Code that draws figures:

---*---

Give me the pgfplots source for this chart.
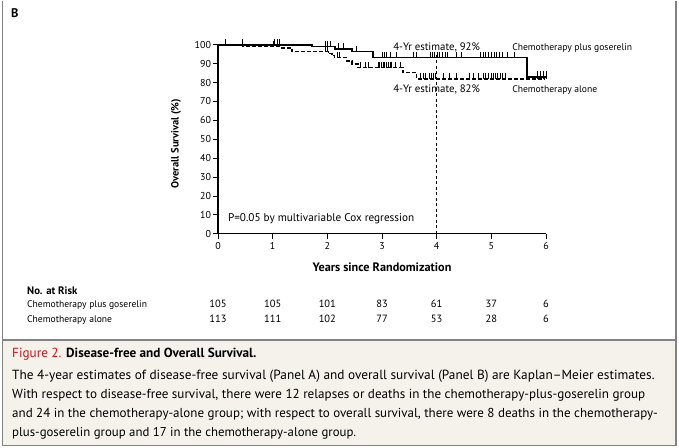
\documentclass[border=0pt]{standalone}
\usepackage{pgfplots}
\pgfplotsset{compat=1.18}
\usepackage{fontspec}
\setmainfont{PT Sans}
\definecolor{framegray}{RGB}{130,130,130}
\definecolor{capbg}{RGB}{245,242,236}
\definecolor{nejmred}{RGB}{196,22,28}
\newcommand{\fs}[1]{\fontsize{#1}{#1}\selectfont}
\begin{document}
\begin{tikzpicture}[x=1pt,y=1pt]
\fill[white] (0,0) rectangle (679,447);
\fill[capbg] (2.5,2.5) rectangle (676,108);
\draw[framegray, line width=1.6pt] (2.5,447) -- (2.5,2.5) -- (676,2.5) -- (676,447);
\draw[framegray, line width=1.6pt] (2.5,108) -- (676,108);
\node[anchor=base west, inner sep=0pt, font=\bfseries\fs{12.5}] at (11,430) {B};

\begin{axis}[at={(218pt,214pt)}, anchor=south west,
  scale only axis, width=328pt, height=189pt,
  xmin=0, xmax=6, ymin=0, ymax=100,
  axis lines*=left, axis line style={line width=1.1pt},
  tick align=outside, major tick length=5pt,
  tick style={line width=1pt, black},
  xtick={0,...,6}, ytick={0,10,...,100},
  ticklabel style={font=\fs{10}},
  /pgf/number format/assume math mode=true,
  yticklabel style={xshift=1.5pt},
  clip=false]
% goserelin (solid)
\addplot[const plot, line width=1.6pt, black] coordinates {
 (0,100) (1.72,99.0) (2.14,97.8) (2.45,96.5) (2.84,93.3) (5.65,83.0) (6.0,83.0)};
% alone (dashed)
\addplot[const plot, line width=1.6pt, black, dash pattern=on 4pt off 2pt] coordinates {
 (0,100) (0.46,99.1) (1.17,98.2) (1.35,96.4) (2.02,95.4) (2.08,94.4) (2.13,93.3)
 (2.35,91.3) (2.45,89.8) (2.56,88.0) (3.38,85.3) (3.63,82.0) (5.98,82.0)};
% censor marks goserelin
\addplot[only marks, mark=|, mark size=3pt, mark options={yshift=2.5pt, line width=1pt, black}] coordinates {
 (0.13,100) (0.45,100) (1.04,100) (1.08,100) (1.12,100)
 (1.96,99.0) (2.01,99.0) (2.05,99.0) (2.20,97.8) (2.29,97.8) (2.54,96.5)
 (3.00,93.3) (3.04,93.3) (3.09,93.3) (3.16,93.3) (3.27,93.3) (3.57,93.3) (3.64,93.3)
 (3.88,93.3) (3.92,93.3) (3.96,93.3) (4.02,93.3) (4.05,93.3) (4.10,93.3) (4.16,93.3) (4.20,93.3)
 (4.37,93.3) (4.46,93.3)
 (4.80,93.3) (4.85,93.3) (4.90,93.3) (4.95,93.3) (5.00,93.3) (5.05,93.3) (5.10,93.3) (5.15,93.3) (5.20,93.3)
 (5.30,93.3) (5.43,93.3)
 (5.85,83.0) (5.90,83.0) (5.95,83.0) (6.00,83.0)};
% censor marks alone
\addplot[only marks, mark=|, mark size=3pt, mark options={yshift=2.5pt, line width=1pt, black}] coordinates {
 (1.02,99.1) (1.96,96.4) (2.00,96.4) (2.18,93.3) (2.23,93.3)
 (2.60,88.0) (2.69,88.0) (2.76,88.0)
 (2.93,88.0) (2.96,88.0) (2.99,88.0) (3.02,88.0) (3.05,88.0) (3.08,88.0) (3.11,88.0) (3.15,88.0) (3.18,88.0)
 (3.24,88.0) (3.33,88.0)
 (3.70,82.0) (3.75,82.0) (3.80,82.0) (3.86,82.0) (3.90,82.0) (3.94,82.0) (3.98,82.0)
 (4.12,82.0) (4.24,82.0) (4.37,82.0) (4.60,82.0) (4.68,82.0) (4.76,82.0)
 (4.85,82.0) (4.90,82.0) (4.95,82.0) (5.00,82.0) (5.04,82.0) (5.08,82.0) (5.12,82.0) (5.16,82.0) (5.20,82.0) (5.25,82.0)
 (5.85,82.0) (5.90,82.0) (5.95,82.0) (6.00,82.0)};
% 4-year reference line
\addplot[black, line width=0.9pt, dash pattern=on 3pt off 2.5pt] coordinates {(4,0) (4,94.5)};
\node[anchor=base, font=\fs{10.8}] at (axis cs:4,96.8) {4-Yr estimate, 92\%};
\node[anchor=base west, inner sep=0pt, font=\fs{9.6}] at (axis cs:5.38,96.8) {Chemotherapy plus goserelin};
\node[anchor=base, font=\fs{10.8}] at (axis cs:4,74.6) {4-Yr estimate, 82\%};
\node[anchor=base west, inner sep=0pt, font=\fs{9.6}] at (axis cs:5.38,74.6) {Chemotherapy alone};
\node[anchor=base west, inner sep=0pt, font=\fs{11.2}] at (axis cs:0.18,6.3) {P=0.05 by multivariable Cox regression};
\end{axis}

\node[rotate=90, font=\bfseries\fs{10.5}] at (176,304) {Overall Survival (\%)};
\node[anchor=base, inner sep=0pt, font=\bfseries\fs{12.2}] at (382,176) {Years since Randomization};

\node[anchor=base west, inner sep=0pt, font=\bfseries\fs{10.8}] at (27,153) {No. at Risk};
\node[anchor=base west, inner sep=0pt, font=\fs{9.6}] at (27,140) {Chemotherapy plus goserelin};
\node[anchor=base west, inner sep=0pt, font=\fs{9.6}] at (27,125) {Chemotherapy alone};
\foreach \v [count=\i from 0] in {105,105,101,83,61,37,6}
  \node[anchor=base, inner sep=0pt, font=\fs{10.5}] at ({218+54.667*\i},140) {\v};
\foreach \v [count=\i from 0] in {113,111,102,77,53,28,6}
  \node[anchor=base, inner sep=0pt, font=\fs{10.5}] at ({218+54.667*\i},125) {\v};

\node[anchor=base west, inner sep=0pt, font=\fs{13.2}] at (12,90) {{\color{nejmred}Figure 2.} \textbf{Disease-free and Overall Survival.}};
\node[anchor=base west, inner sep=0pt, font=\fs{13.3}] at (12,68) {The 4-year estimates of disease-free survival (Panel A) and overall survival (Panel B) are Kaplan--Meier estimates.};
\node[anchor=base west, inner sep=0pt, font=\fs{13.1}] at (12,49) {With respect to disease-free survival, there were 12 relapses or deaths in the chemotherapy-plus-goserelin group};
\node[anchor=base west, inner sep=0pt, font=\fs{13.0}] at (12,30) {and 24 in the chemotherapy-alone group; with respect to overall survival, there were 8 deaths in the chemotherapy-};
\node[anchor=base west, inner sep=0pt, font=\fs{12.8}] at (12,11) {plus-goserelin group and 17 in the chemotherapy-alone group.};
\end{tikzpicture}
\end{document}
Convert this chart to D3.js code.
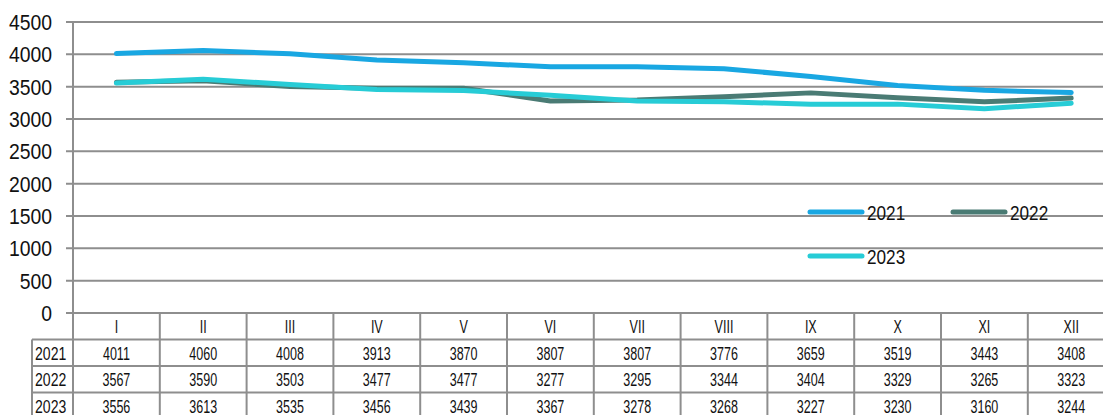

---*---

### TASK TO COMPLETE
Which lines in the data above contain "chart"? Show each one.

### EXERCISE ANSWER
Give me the pgfplots source for this chart.
Convert this chart to D3.js code.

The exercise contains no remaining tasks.